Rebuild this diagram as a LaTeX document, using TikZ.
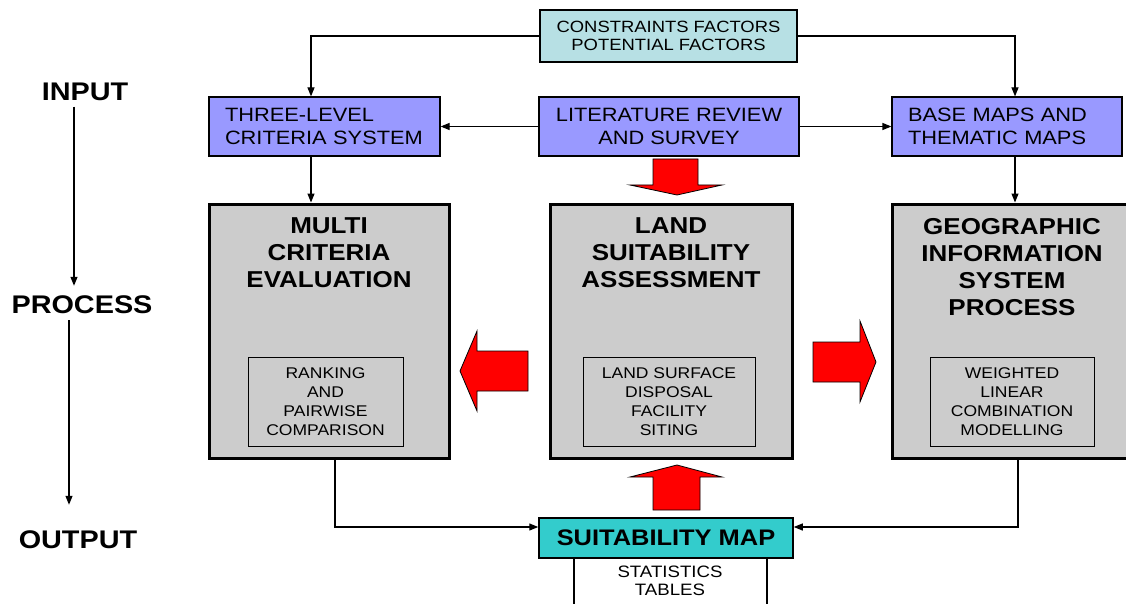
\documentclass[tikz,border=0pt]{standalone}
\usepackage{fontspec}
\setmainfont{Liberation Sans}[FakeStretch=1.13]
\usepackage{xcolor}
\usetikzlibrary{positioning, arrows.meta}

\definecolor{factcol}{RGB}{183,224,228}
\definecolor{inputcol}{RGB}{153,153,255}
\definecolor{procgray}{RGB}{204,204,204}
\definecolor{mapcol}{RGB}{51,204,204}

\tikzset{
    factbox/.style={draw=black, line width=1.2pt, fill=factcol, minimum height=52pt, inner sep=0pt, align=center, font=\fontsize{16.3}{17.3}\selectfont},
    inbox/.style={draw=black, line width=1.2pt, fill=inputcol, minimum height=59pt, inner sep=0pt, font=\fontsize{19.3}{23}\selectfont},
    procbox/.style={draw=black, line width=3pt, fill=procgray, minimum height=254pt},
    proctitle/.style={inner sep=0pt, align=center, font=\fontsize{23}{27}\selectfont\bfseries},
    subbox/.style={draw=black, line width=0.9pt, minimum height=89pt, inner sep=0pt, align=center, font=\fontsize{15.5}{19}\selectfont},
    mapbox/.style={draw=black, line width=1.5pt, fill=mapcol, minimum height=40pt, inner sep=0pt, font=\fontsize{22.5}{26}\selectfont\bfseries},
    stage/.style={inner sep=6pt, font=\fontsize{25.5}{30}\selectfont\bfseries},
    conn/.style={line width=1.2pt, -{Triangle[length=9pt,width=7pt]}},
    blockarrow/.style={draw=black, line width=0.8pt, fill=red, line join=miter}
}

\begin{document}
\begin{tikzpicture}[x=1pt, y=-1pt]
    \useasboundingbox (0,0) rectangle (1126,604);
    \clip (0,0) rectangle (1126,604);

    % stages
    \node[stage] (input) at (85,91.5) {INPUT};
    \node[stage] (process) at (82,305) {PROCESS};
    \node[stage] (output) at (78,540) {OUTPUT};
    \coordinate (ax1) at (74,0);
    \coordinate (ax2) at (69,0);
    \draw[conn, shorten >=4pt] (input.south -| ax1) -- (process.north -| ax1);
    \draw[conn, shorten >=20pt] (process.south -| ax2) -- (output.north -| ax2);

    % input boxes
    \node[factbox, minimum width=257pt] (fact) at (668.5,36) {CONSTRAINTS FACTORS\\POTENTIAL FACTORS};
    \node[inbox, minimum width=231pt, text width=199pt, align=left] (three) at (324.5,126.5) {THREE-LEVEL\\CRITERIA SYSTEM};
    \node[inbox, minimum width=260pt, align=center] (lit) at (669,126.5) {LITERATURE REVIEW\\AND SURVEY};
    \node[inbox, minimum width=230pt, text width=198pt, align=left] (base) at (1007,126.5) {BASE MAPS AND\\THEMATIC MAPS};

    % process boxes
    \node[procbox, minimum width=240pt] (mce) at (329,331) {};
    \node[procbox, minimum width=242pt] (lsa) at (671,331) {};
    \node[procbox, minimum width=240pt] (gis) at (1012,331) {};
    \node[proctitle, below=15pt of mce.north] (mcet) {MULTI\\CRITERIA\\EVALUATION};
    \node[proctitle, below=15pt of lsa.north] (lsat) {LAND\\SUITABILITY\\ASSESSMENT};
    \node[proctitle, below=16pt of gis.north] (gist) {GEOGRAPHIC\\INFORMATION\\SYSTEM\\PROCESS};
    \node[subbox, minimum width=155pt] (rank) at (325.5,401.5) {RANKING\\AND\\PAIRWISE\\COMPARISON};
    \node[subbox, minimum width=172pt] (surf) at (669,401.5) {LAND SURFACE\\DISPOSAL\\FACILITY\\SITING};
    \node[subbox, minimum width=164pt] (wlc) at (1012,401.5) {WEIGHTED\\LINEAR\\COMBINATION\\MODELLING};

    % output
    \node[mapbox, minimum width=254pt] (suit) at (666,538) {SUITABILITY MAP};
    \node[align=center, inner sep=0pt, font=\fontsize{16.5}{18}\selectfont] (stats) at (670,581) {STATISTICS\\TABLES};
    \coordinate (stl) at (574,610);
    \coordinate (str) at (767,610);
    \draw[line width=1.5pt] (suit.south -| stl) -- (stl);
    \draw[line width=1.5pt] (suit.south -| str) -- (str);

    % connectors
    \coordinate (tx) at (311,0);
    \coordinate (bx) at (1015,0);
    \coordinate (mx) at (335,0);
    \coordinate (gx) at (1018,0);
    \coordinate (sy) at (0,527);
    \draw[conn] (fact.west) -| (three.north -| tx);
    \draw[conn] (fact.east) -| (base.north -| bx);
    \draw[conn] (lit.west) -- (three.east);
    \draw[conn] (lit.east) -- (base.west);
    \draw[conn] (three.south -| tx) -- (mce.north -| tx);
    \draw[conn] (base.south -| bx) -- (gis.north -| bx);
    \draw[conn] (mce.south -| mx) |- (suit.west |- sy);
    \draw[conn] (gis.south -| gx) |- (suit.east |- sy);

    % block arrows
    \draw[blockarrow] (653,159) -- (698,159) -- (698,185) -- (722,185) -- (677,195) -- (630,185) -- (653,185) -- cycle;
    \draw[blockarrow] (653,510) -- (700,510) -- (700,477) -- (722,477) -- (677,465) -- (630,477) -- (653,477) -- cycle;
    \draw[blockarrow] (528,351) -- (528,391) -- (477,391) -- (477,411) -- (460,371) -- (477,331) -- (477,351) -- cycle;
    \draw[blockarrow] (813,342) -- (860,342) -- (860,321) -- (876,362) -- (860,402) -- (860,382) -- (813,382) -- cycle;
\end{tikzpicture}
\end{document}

--------------------------------

#### INSTRUCTIONS TO FOLLOW
Copy out all of the material exactly as written, without its pictures.

#### TASK ANSWER
Rebuild this diagram as a LaTeX document, using TikZ.
\documentclass[tikz,border=0pt]{standalone}
\usepackage{fontspec}
\setmainfont{Liberation Sans}[FakeStretch=1.13]
\usepackage{xcolor}
\usetikzlibrary{positioning, arrows.meta}

\definecolor{factcol}{RGB}{183,224,228}
\definecolor{inputcol}{RGB}{153,153,255}
\definecolor{procgray}{RGB}{204,204,204}
\definecolor{mapcol}{RGB}{51,204,204}

\tikzset{
    factbox/.style={draw=black, line width=1.2pt, fill=factcol, minimum height=52pt, inner sep=0pt, align=center, font=\fontsize{16.3}{17.3}\selectfont},
    inbox/.style={draw=black, line width=1.2pt, fill=inputcol, minimum height=59pt, inner sep=0pt, font=\fontsize{19.3}{23}\selectfont},
    procbox/.style={draw=black, line width=3pt, fill=procgray, minimum height=254pt},
    proctitle/.style={inner sep=0pt, align=center, font=\fontsize{23}{27}\selectfont\bfseries},
    subbox/.style={draw=black, line width=0.9pt, minimum height=89pt, inner sep=0pt, align=center, font=\fontsize{15.5}{19}\selectfont},
    mapbox/.style={draw=black, line width=1.5pt, fill=mapcol, minimum height=40pt, inner sep=0pt, font=\fontsize{22.5}{26}\selectfont\bfseries},
    stage/.style={inner sep=6pt, font=\fontsize{25.5}{30}\selectfont\bfseries},
    conn/.style={line width=1.2pt, -{Triangle[length=9pt,width=7pt]}},
    blockarrow/.style={draw=black, line width=0.8pt, fill=red, line join=miter}
}

\begin{document}
\begin{tikzpicture}[x=1pt, y=-1pt]
    \useasboundingbox (0,0) rectangle (1126,604);
    \clip (0,0) rectangle (1126,604);

    % stages
    \node[stage] (input) at (85,91.5) {INPUT};
    \node[stage] (process) at (82,305) {PROCESS};
    \node[stage] (output) at (78,540) {OUTPUT};
    \coordinate (ax1) at (74,0);
    \coordinate (ax2) at (69,0);
    \draw[conn, shorten >=4pt] (input.south -| ax1) -- (process.north -| ax1);
    \draw[conn, shorten >=20pt] (process.south -| ax2) -- (output.north -| ax2);

    % input boxes
    \node[factbox, minimum width=257pt] (fact) at (668.5,36) {CONSTRAINTS FACTORS\\POTENTIAL FACTORS};
    \node[inbox, minimum width=231pt, text width=199pt, align=left] (three) at (324.5,126.5) {THREE-LEVEL\\CRITERIA SYSTEM};
    \node[inbox, minimum width=260pt, align=center] (lit) at (669,126.5) {LITERATURE REVIEW\\AND SURVEY};
    \node[inbox, minimum width=230pt, text width=198pt, align=left] (base) at (1007,126.5) {BASE MAPS AND\\THEMATIC MAPS};

    % process boxes
    \node[procbox, minimum width=240pt] (mce) at (329,331) {};
    \node[procbox, minimum width=242pt] (lsa) at (671,331) {};
    \node[procbox, minimum width=240pt] (gis) at (1012,331) {};
    \node[proctitle, below=15pt of mce.north] (mcet) {MULTI\\CRITERIA\\EVALUATION};
    \node[proctitle, below=15pt of lsa.north] (lsat) {LAND\\SUITABILITY\\ASSESSMENT};
    \node[proctitle, below=16pt of gis.north] (gist) {GEOGRAPHIC\\INFORMATION\\SYSTEM\\PROCESS};
    \node[subbox, minimum width=155pt] (rank) at (325.5,401.5) {RANKING\\AND\\PAIRWISE\\COMPARISON};
    \node[subbox, minimum width=172pt] (surf) at (669,401.5) {LAND SURFACE\\DISPOSAL\\FACILITY\\SITING};
    \node[subbox, minimum width=164pt] (wlc) at (1012,401.5) {WEIGHTED\\LINEAR\\COMBINATION\\MODELLING};

    % output
    \node[mapbox, minimum width=254pt] (suit) at (666,538) {SUITABILITY MAP};
    \node[align=center, inner sep=0pt, font=\fontsize{16.5}{18}\selectfont] (stats) at (670,581) {STATISTICS\\TABLES};
    \coordinate (stl) at (574,610);
    \coordinate (str) at (767,610);
    \draw[line width=1.5pt] (suit.south -| stl) -- (stl);
    \draw[line width=1.5pt] (suit.south -| str) -- (str);

    % connectors
    \coordinate (tx) at (311,0);
    \coordinate (bx) at (1015,0);
    \coordinate (mx) at (335,0);
    \coordinate (gx) at (1018,0);
    \coordinate (sy) at (0,527);
    \draw[conn] (fact.west) -| (three.north -| tx);
    \draw[conn] (fact.east) -| (base.north -| bx);
    \draw[conn] (lit.west) -- (three.east);
    \draw[conn] (lit.east) -- (base.west);
    \draw[conn] (three.south -| tx) -- (mce.north -| tx);
    \draw[conn] (base.south -| bx) -- (gis.north -| bx);
    \draw[conn] (mce.south -| mx) |- (suit.west |- sy);
    \draw[conn] (gis.south -| gx) |- (suit.east |- sy);

    % block arrows
    \draw[blockarrow] (653,159) -- (698,159) -- (698,185) -- (722,185) -- (677,195) -- (630,185) -- (653,185) -- cycle;
    \draw[blockarrow] (653,510) -- (700,510) -- (700,477) -- (722,477) -- (677,465) -- (630,477) -- (653,477) -- cycle;
    \draw[blockarrow] (528,351) -- (528,391) -- (477,391) -- (477,411) -- (460,371) -- (477,331) -- (477,351) -- cycle;
    \draw[blockarrow] (813,342) -- (860,342) -- (860,321) -- (876,362) -- (860,402) -- (860,382) -- (813,382) -- cycle;
\end{tikzpicture}
\end{document}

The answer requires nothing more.